与同时代的历史学家赵翼一样,王鸣盛也认为历代所谓《实录》有“为尊者讳”的弊病,转而重视野史笔记的史料价值。赵翼根据野史笔记中的真实可信的史料来订正历代官修史书的作伪失实之处,提出了“书生论古勿泥古,未必传闻皆伪史策真”的论断。王鸣盛的观点亦与此相似,认为“采小说者未必皆非,依实录者未必皆是”。这里所说的“小说”,即是指民间的野史笔记;而“实录”,则是由朝廷的史官所记载、作为官修正史之依据的历朝官方史料。王鸣盛认为,“实录中必多虚美”,例如五代诸实录“多系五代人所修,粉饰附会必多”,“盖五代诸实录皆无识者所为,不但为尊者讳,即臣子亦多讳饰”,而野史笔记中则多有真实可信者。所以他颇为公允地指出:“大约实录与小说互有短长,去取之际,贵考核斟酌,不可偏执。”这种以野史与正史相互参订以寻求历史真实的方法,也是合乎近代科学精神之要求的。

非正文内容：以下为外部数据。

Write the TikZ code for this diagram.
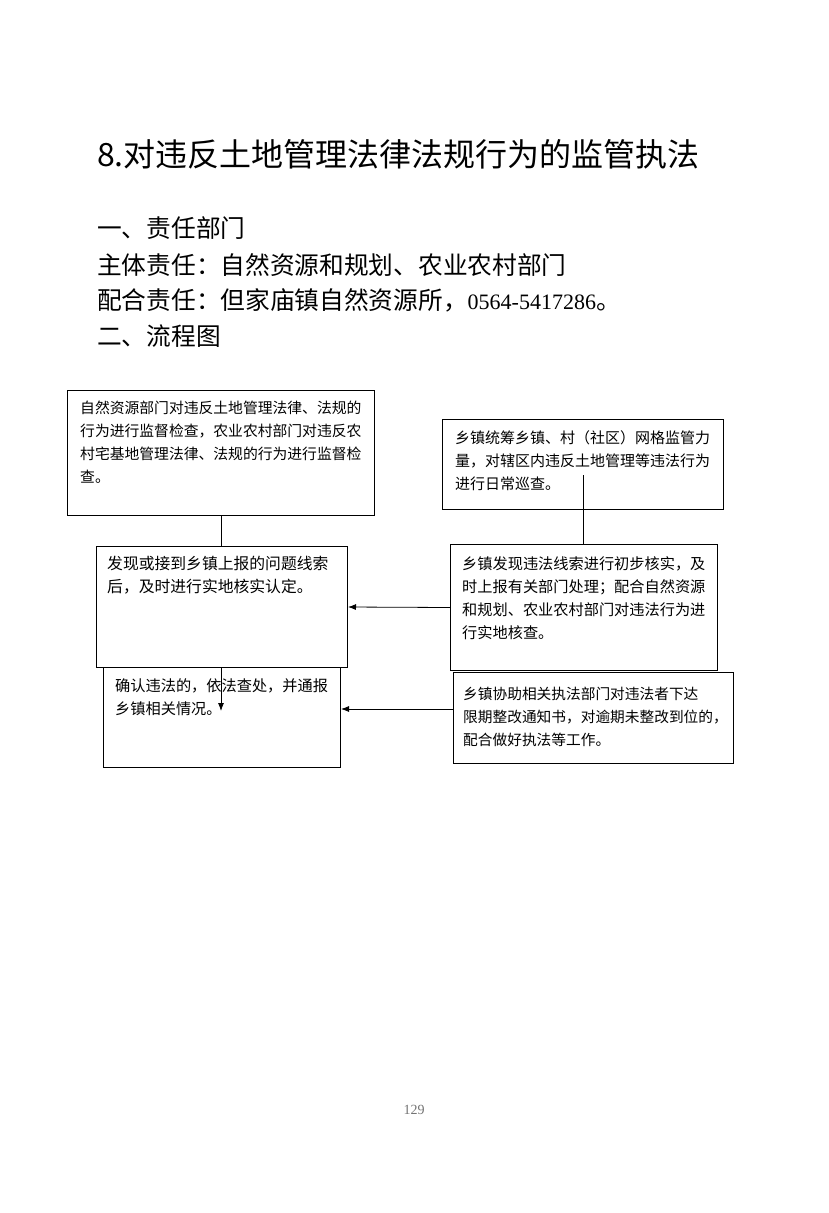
\documentclass[tikz,border=0pt]{standalone}
\usepackage{fontspec}
\setmainfont{Noto Sans CJK SC}
\newfontfamily\numfont{Liberation Serif}
\usetikzlibrary{arrows.meta}
\usetikzlibrary{positioning}

\tikzset{
	box/.style={draw, black, line width=1pt, fill=white, rectangle, anchor=north west, inner sep=0pt},
	boxtext/.style={anchor=base west, align=left, inner sep=0pt, font=\fontsize{#1}{23}\selectfont},
	headline/.style={anchor=base west, inner sep=0pt, font=\fontsize{24.7}{26}\selectfont},
	link/.style={black, line width=0.8pt},
	arr/.style={black, line width=0.8pt, -{Latex[length=8pt,width=6pt]}},
}

\begin{document}
\begin{tikzpicture}[x=1pt,y=-1pt]
\useasboundingbox[fill=white] (0,0) rectangle (828,1213);

% heading
\node[anchor=base west, inner sep=0pt, font=\fontsize{32}{32}\selectfont] (title) at (97,166) {8.对违反土地管理法律法规行为的监管执法};

\node[headline] (sec1) at (97,237) {一、责任部门};
\node[headline] (lead) at (97,274) {主体责任：自然资源和规划、农业农村部门};
\node[headline] (assist) at (97,309) {配合责任：但家庙镇自然资源所，{\numfont\fontsize{22}{26}\selectfont 0564-5417286}。};
\node[headline] (sec2) at (97,345) {二、流程图};

% boxes, left column
\node[box, minimum width=307pt, minimum height=125pt] (insp) at (67,390) {};
\node[box, minimum width=237pt, minimum height=100pt] (handle) at (103,667) {};
\node[box, minimum width=251pt, minimum height=121pt] (find) at (96,546) {};

% boxes, right column
\node[box, minimum width=281pt, minimum height=90pt] (patrol) at (442,419) {};
\node[box, minimum width=267pt, minimum height=126pt] (check) at (450,544) {};
\node[box, minimum width=280pt, minimum height=91pt] (notice) at (453,672) {};

% texts (placed by the baseline of their last line)
\node[boxtext=14.8] (inspT) at (80,482) {自然资源部门对违反土地管理法律、法规的\\行为进行监督检查，农业农村部门对违反农\\村宅基地管理法律、法规的行为进行监督检\\查。};
\node[boxtext=15.8] (findT) at (107,592) {发现或接到乡镇上报的问题线索\\后，及时进行实地核实认定。};
\node[boxtext=15.2] (handleT) at (115,714) {确认违法的，依法查处，并通报\\乡镇相关情况。};
\node[boxtext=15] (patrolT) at (455,489) {乡镇统筹乡镇、村（社区）网格监管力\\量，对辖区内违反土地管理等违法行为\\进行日常巡查。};
\node[boxtext=15.2] (checkT) at (462,638) {乡镇发现违法线索进行初步核实，及\\时上报有关部门处理；配合自然资源\\和规划、农业农村部门对违法行为进\\行实地核查。};
\node[boxtext=14.7] (noticeT) at (463,745) {乡镇协助相关执法部门对违法者下达\\限期整改通知书，对逾期未整改到位的，\\配合做好执法等工作。};

% connectors
\coordinate (patrolTail) at (583,475);
\coordinate (handleTip) at (221,711);

\draw[link] (insp.south) -- (insp.south |- find.north);
\draw[link] (patrolTail) -- (patrolTail |- check.north);
\draw[arr] (find.south -| handleTip) -- (handleTip);
\draw[arr] (check.west) -- (find.east);
\draw[arr] ([yshift=9pt]notice.west) -- ([yshift=9pt]notice.west -| handle.east);

% page number
\node[inner sep=0pt, text=black!55, font=\numfont\fontsize{14}{14}\selectfont] (page) at (414,1110) {129};

\end{tikzpicture}
\end{document}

王鸣盛学术思想也有保守的一面。在经学研究方面,他有所谓“求古即所以求是”、“治经断不敢驳经”、“但当墨守 家法,定从一师,而不敢他徙”之说。所有这些说法,都是吴派朴学的局限性的表现。然而,王鸣盛毕竟是一位杰出的历史学家。他所提倡的以求真为最高目的的史学宗旨、考辨史书记载之真伪的实证方法,以及他的不同凡俗的论史卓识,对于推进中国史学的近代转型,无疑具有不可忽视的重要意义。

贡献影响

王鸣盛极为重视史籍校勘,对校勘的重要意义及必须具备的条件做出了科学的论断;并充分运用各种校勘方法校勘史籍;同时还注意结合探讨史籍致误原由,并进而归纳总结出“误例”,校勘方法全面,成果丰硕,对促进清代考据学日臻完密做出了巨大的贡献,为后人整理研究古代史籍提供了极大的便利。

在史学宗旨上,王鸣盛坚决拒斥孔子的“《春秋》笔削大义微言”和宋明儒家的“驰骋议论,以明法戒”的传统,旗帜鲜明地提出了以求真为最高目的的史学宗旨;在史学方法论上,系统论说了“考其典制之实”和“考其事迹之实”的实证方法;在史论方面,王鸣盛亦一反儒家传统观念,依据历史事实,为范晔、初唐四杰、永贞革新、甘露之变、温廷筠和李商隐等历史人物和历史事件翻案,表现出不同凡俗的论史卓识。

藏书之家

性俭素,无玩好声色之嗜,唯左图右史,宋椠元刻明本亦多有收藏,黄丕烈、莫伯骥、丁丙、罗振常等藏家的书目中亦有其旧藏著录。研究《尚书》30余年,撰有《尚书后案》30余卷。著《十七史商榷》百卷,为史学经典名著之一。对金石、目录之学亦有研究。藏书丰富,多为治史所用,广泛搜集野史笔记,百家小说,碑帖鼎彝,藏书处曰“耕养斋”、“颐志堂”等,校勘精审。藏书印有“通议大夫”、“乙丑探花及第”、“西庄居士”、“西b居士”、“光禄卿之章”等。著述宏富,主要有《周礼军赋说》、《西b居士集》、《蛾术编》等。又选辑平生交游能诗者12家,编成《苔岭集》,自刻为《西庄始存稿》。